Insights·2026-07-03

What Is Claude Tag, and Why Is AI Becoming Team Infrastructure, Not a Personal Tool?

Anthropic's Claude Tag is an agent you summon by mentioning @Claude in a team channel (Slack, and soon Teams); it stays resident and works on its own. It captures AI's shift from a reactive personal tool you open and prompt into team infrastructure, and what drove that shift isn't a smarter model -- it's the environment: persistent presence, lasting memory, and multiplayer collaboration.

How Has the Way We Work With AI Changed Over Three Years?

In Anthropic's future-of-work conversation (The future of work with @Claude), which introduces a new feature called Claude Tag, engineers sum up the last three years in three stages. At first, a person decided on a line of code and AI helped with autocomplete. Then one person ran several Claudes at once, handing off work feature by feature. Now AI drives the work directly, and it isn't one person but an entire team taking part in the session.

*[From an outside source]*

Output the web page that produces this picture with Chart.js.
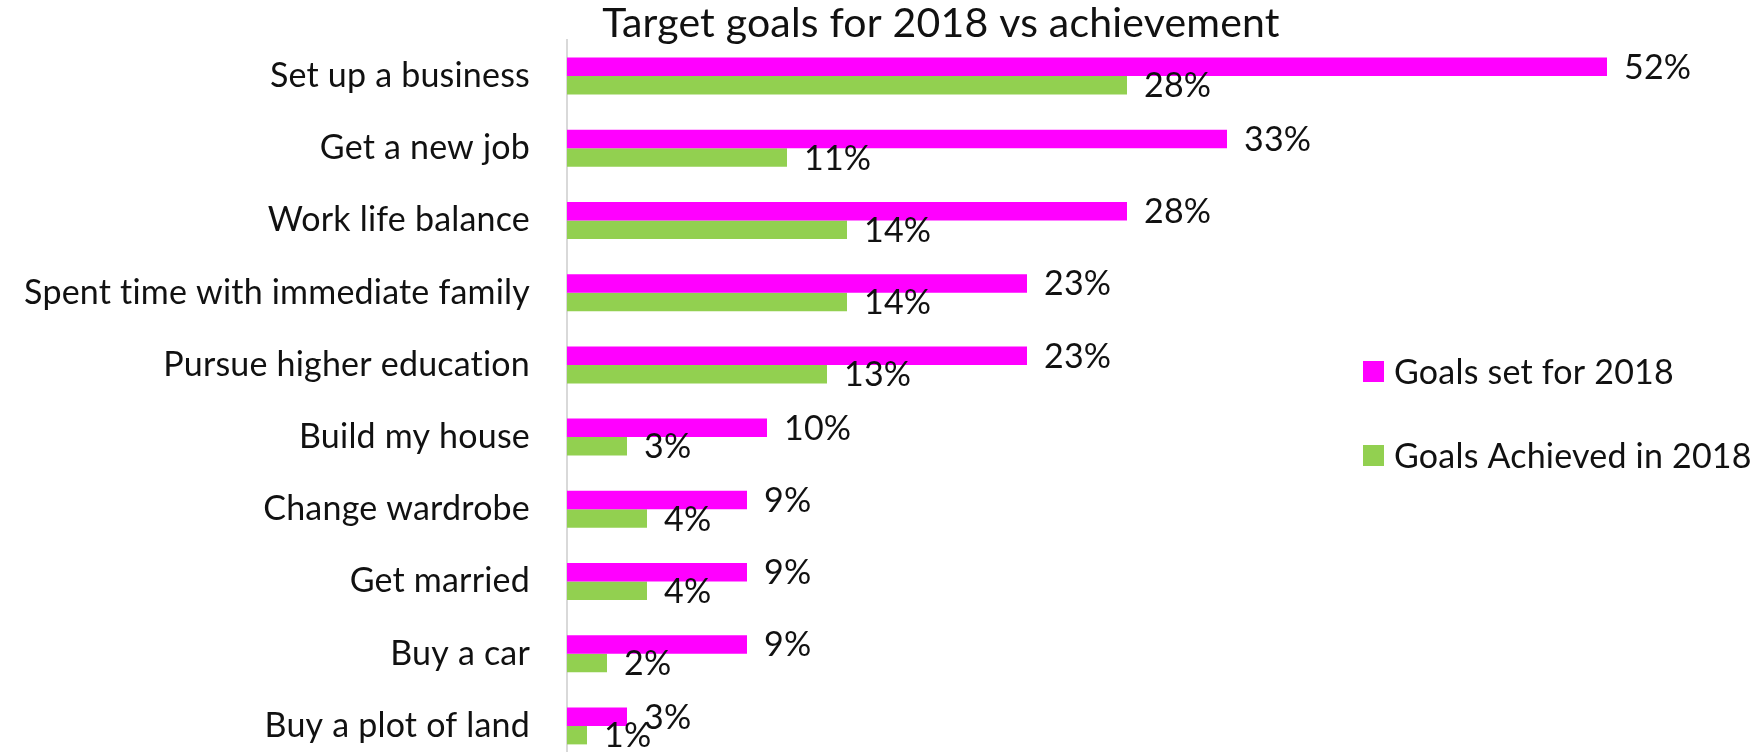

The key is that the structure flipped: from a human typing one line at a time inside the loop, to AI handling the whole task while the person only sets direction. Over the same span, the time models can work autonomously has grown sharply -- the latest evaluations put it at up to 16 hours in a single stretch.

From Reactive to Resident: What Actually Changes?

Until now AI was reactive: you opened it, asked, took the answer, and pasted it to your team. In the resident model, AI sits inside a collaboration channel, jumps in when needed, and holds onto work that takes days or weeks, following up on its own. It can even finish a 16-hour task and then schedule its own follow-up weeks later.

The two decisive axes here are lasting memory and multiplayer. Because it permanently remembers a channel's instruction -- watch only for this type of issue, not those -- you never have to re-prompt; and a tool you once used one-on-one moves into the middle of the team, where several people can nudge a single session toward a better result.

How Does Adoption Spread on Its Own?

The most striking part is how it spreads. Because AI runs in public channels, everyone can see how the best users phrase their instructions and hand off work. People observe those patterns, carry them into their own projects, and best practices diffuse across the organization by themselves -- something rarely seen with earlier AI tools.

The effect shows up in numbers too. In the conversation, roughly 65% of pull requests (code change requests) in that product org are already written this way, and the share keeps climbing.

From an AX View, What Must an Organization Put in Place?

The conclusion I stress in AX work repeats here: results are decided by environment design, not by a smarter model. A public channel for AI to live in, a connection to source-of-truth documents that ground its answers, and memory that holds each channel's instructions. With those three, even non-engineers can contribute to the codebase without opening a terminal, and the questions new hires used to ask Legal or HR get answered instantly by AI that references the source of truth.

So the gap of the next year comes down not to which model you pick but to one decision: keep AI as a personal productivity tool, or make it shared infrastructure the whole team climbs onto. Organizations that choose the latter don't just change tools -- they change how they work.